WHAT IS ASKED:
Leave out any picture and return the remaining listing below exactly as given.

((

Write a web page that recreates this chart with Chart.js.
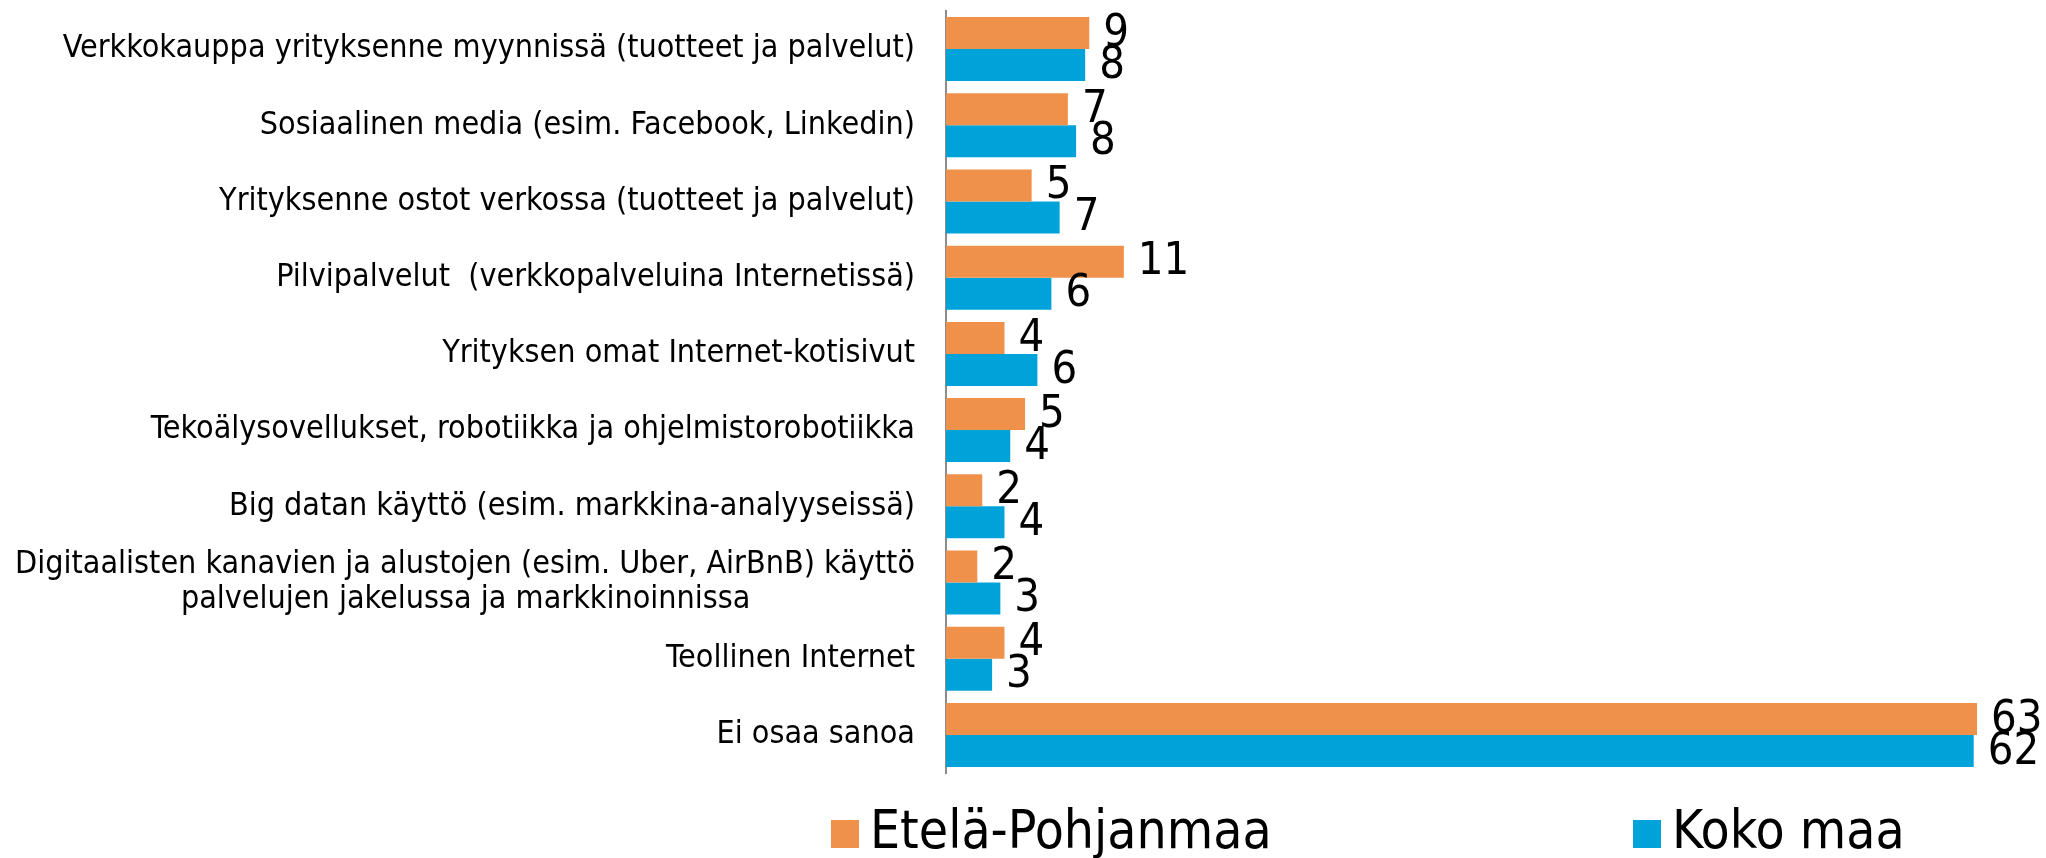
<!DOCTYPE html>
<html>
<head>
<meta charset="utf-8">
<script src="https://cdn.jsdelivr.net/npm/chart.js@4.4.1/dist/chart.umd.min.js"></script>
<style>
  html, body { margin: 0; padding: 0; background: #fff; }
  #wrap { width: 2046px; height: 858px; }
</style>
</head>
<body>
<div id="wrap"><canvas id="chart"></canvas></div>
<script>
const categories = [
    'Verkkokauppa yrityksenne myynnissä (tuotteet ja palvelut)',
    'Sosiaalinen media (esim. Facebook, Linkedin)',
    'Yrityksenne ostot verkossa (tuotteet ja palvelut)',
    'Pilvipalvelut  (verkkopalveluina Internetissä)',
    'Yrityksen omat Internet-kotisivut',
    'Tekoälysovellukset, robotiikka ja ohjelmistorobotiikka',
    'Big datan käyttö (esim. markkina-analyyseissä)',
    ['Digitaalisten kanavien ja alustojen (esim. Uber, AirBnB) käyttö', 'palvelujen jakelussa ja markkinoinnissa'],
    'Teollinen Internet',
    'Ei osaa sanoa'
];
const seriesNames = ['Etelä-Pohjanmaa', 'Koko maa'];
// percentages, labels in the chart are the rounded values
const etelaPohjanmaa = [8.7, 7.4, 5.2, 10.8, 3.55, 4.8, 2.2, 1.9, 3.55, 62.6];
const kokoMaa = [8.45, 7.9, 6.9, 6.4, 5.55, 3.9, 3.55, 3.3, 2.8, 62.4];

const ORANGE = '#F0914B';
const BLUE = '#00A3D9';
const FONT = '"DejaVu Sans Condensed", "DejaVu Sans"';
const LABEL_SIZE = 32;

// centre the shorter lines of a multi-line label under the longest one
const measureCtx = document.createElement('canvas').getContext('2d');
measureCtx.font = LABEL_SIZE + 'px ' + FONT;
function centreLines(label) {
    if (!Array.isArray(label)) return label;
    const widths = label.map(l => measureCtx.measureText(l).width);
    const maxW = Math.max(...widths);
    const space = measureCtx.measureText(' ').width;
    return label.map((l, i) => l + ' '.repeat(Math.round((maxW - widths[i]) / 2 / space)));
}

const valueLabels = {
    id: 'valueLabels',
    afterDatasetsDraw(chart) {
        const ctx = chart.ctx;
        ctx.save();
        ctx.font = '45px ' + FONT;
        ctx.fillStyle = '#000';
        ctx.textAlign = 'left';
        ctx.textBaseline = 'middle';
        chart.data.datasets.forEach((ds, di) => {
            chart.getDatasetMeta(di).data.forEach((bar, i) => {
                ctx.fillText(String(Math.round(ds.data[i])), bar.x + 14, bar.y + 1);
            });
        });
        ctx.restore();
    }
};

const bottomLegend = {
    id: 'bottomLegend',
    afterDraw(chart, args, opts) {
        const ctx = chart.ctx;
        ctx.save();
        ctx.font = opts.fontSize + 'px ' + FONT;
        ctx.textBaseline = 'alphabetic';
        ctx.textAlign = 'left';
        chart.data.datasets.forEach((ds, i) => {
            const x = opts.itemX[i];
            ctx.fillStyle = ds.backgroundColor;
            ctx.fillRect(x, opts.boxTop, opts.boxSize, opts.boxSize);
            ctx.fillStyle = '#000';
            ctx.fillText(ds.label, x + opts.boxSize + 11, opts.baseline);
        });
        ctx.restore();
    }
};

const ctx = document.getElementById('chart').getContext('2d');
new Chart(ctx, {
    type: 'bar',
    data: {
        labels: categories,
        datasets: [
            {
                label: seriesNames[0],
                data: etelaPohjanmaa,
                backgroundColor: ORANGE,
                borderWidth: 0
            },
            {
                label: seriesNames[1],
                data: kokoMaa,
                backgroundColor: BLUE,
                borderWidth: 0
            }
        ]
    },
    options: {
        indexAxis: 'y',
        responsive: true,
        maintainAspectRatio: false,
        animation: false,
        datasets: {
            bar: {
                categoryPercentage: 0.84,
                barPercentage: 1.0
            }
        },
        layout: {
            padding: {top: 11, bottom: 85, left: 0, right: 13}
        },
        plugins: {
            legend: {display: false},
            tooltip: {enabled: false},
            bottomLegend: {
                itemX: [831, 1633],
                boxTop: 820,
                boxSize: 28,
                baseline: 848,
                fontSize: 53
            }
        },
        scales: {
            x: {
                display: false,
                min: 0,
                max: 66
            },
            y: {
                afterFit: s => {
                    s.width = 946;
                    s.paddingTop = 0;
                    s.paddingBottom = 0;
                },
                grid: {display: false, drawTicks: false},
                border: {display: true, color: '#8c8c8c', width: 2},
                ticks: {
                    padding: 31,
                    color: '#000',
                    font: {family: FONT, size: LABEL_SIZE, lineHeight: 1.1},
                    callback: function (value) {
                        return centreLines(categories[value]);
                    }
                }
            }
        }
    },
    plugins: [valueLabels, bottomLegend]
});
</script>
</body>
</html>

))

TASK RESULT:
Write a web page that recreates this chart with Chart.js.
<!DOCTYPE html>
<html>
<head>
<meta charset="utf-8">
<script src="https://cdn.jsdelivr.net/npm/chart.js@4.4.1/dist/chart.umd.min.js"></script>
<style>
  html, body { margin: 0; padding: 0; background: #fff; }
  #wrap { width: 2046px; height: 858px; }
</style>
</head>
<body>
<div id="wrap"><canvas id="chart"></canvas></div>
<script>
const categories = [
    'Verkkokauppa yrityksenne myynnissä (tuotteet ja palvelut)',
    'Sosiaalinen media (esim. Facebook, Linkedin)',
    'Yrityksenne ostot verkossa (tuotteet ja palvelut)',
    'Pilvipalvelut  (verkkopalveluina Internetissä)',
    'Yrityksen omat Internet-kotisivut',
    'Tekoälysovellukset, robotiikka ja ohjelmistorobotiikka',
    'Big datan käyttö (esim. markkina-analyyseissä)',
    ['Digitaalisten kanavien ja alustojen (esim. Uber, AirBnB) käyttö', 'palvelujen jakelussa ja markkinoinnissa'],
    'Teollinen Internet',
    'Ei osaa sanoa'
];
const seriesNames = ['Etelä-Pohjanmaa', 'Koko maa'];
// percentages, labels in the chart are the rounded values
const etelaPohjanmaa = [8.7, 7.4, 5.2, 10.8, 3.55, 4.8, 2.2, 1.9, 3.55, 62.6];
const kokoMaa = [8.45, 7.9, 6.9, 6.4, 5.55, 3.9, 3.55, 3.3, 2.8, 62.4];

const ORANGE = '#F0914B';
const BLUE = '#00A3D9';
const FONT = '"DejaVu Sans Condensed", "DejaVu Sans"';
const LABEL_SIZE = 32;

// centre the shorter lines of a multi-line label under the longest one
const measureCtx = document.createElement('canvas').getContext('2d');
measureCtx.font = LABEL_SIZE + 'px ' + FONT;
function centreLines(label) {
    if (!Array.isArray(label)) return label;
    const widths = label.map(l => measureCtx.measureText(l).width);
    const maxW = Math.max(...widths);
    const space = measureCtx.measureText(' ').width;
    return label.map((l, i) => l + ' '.repeat(Math.round((maxW - widths[i]) / 2 / space)));
}

const valueLabels = {
    id: 'valueLabels',
    afterDatasetsDraw(chart) {
        const ctx = chart.ctx;
        ctx.save();
        ctx.font = '45px ' + FONT;
        ctx.fillStyle = '#000';
        ctx.textAlign = 'left';
        ctx.textBaseline = 'middle';
        chart.data.datasets.forEach((ds, di) => {
            chart.getDatasetMeta(di).data.forEach((bar, i) => {
                ctx.fillText(String(Math.round(ds.data[i])), bar.x + 14, bar.y + 1);
            });
        });
        ctx.restore();
    }
};

const bottomLegend = {
    id: 'bottomLegend',
    afterDraw(chart, args, opts) {
        const ctx = chart.ctx;
        ctx.save();
        ctx.font = opts.fontSize + 'px ' + FONT;
        ctx.textBaseline = 'alphabetic';
        ctx.textAlign = 'left';
        chart.data.datasets.forEach((ds, i) => {
            const x = opts.itemX[i];
            ctx.fillStyle = ds.backgroundColor;
            ctx.fillRect(x, opts.boxTop, opts.boxSize, opts.boxSize);
            ctx.fillStyle = '#000';
            ctx.fillText(ds.label, x + opts.boxSize + 11, opts.baseline);
        });
        ctx.restore();
    }
};

const ctx = document.getElementById('chart').getContext('2d');
new Chart(ctx, {
    type: 'bar',
    data: {
        labels: categories,
        datasets: [
            {
                label: seriesNames[0],
                data: etelaPohjanmaa,
                backgroundColor: ORANGE,
                borderWidth: 0
            },
            {
                label: seriesNames[1],
                data: kokoMaa,
                backgroundColor: BLUE,
                borderWidth: 0
            }
        ]
    },
    options: {
        indexAxis: 'y',
        responsive: true,
        maintainAspectRatio: false,
        animation: false,
        datasets: {
            bar: {
                categoryPercentage: 0.84,
                barPercentage: 1.0
            }
        },
        layout: {
            padding: {top: 11, bottom: 85, left: 0, right: 13}
        },
        plugins: {
            legend: {display: false},
            tooltip: {enabled: false},
            bottomLegend: {
                itemX: [831, 1633],
                boxTop: 820,
                boxSize: 28,
                baseline: 848,
                fontSize: 53
            }
        },
        scales: {
            x: {
                display: false,
                min: 0,
                max: 66
            },
            y: {
                afterFit: s => {
                    s.width = 946;
                    s.paddingTop = 0;
                    s.paddingBottom = 0;
                },
                grid: {display: false, drawTicks: false},
                border: {display: true, color: '#8c8c8c', width: 2},
                ticks: {
                    padding: 31,
                    color: '#000',
                    font: {family: FONT, size: LABEL_SIZE, lineHeight: 1.1},
                    callback: function (value) {
                        return centreLines(categories[value]);
                    }
                }
            }
        }
    },
    plugins: [valueLabels, bottomLegend]
});
</script>
</body>
</html>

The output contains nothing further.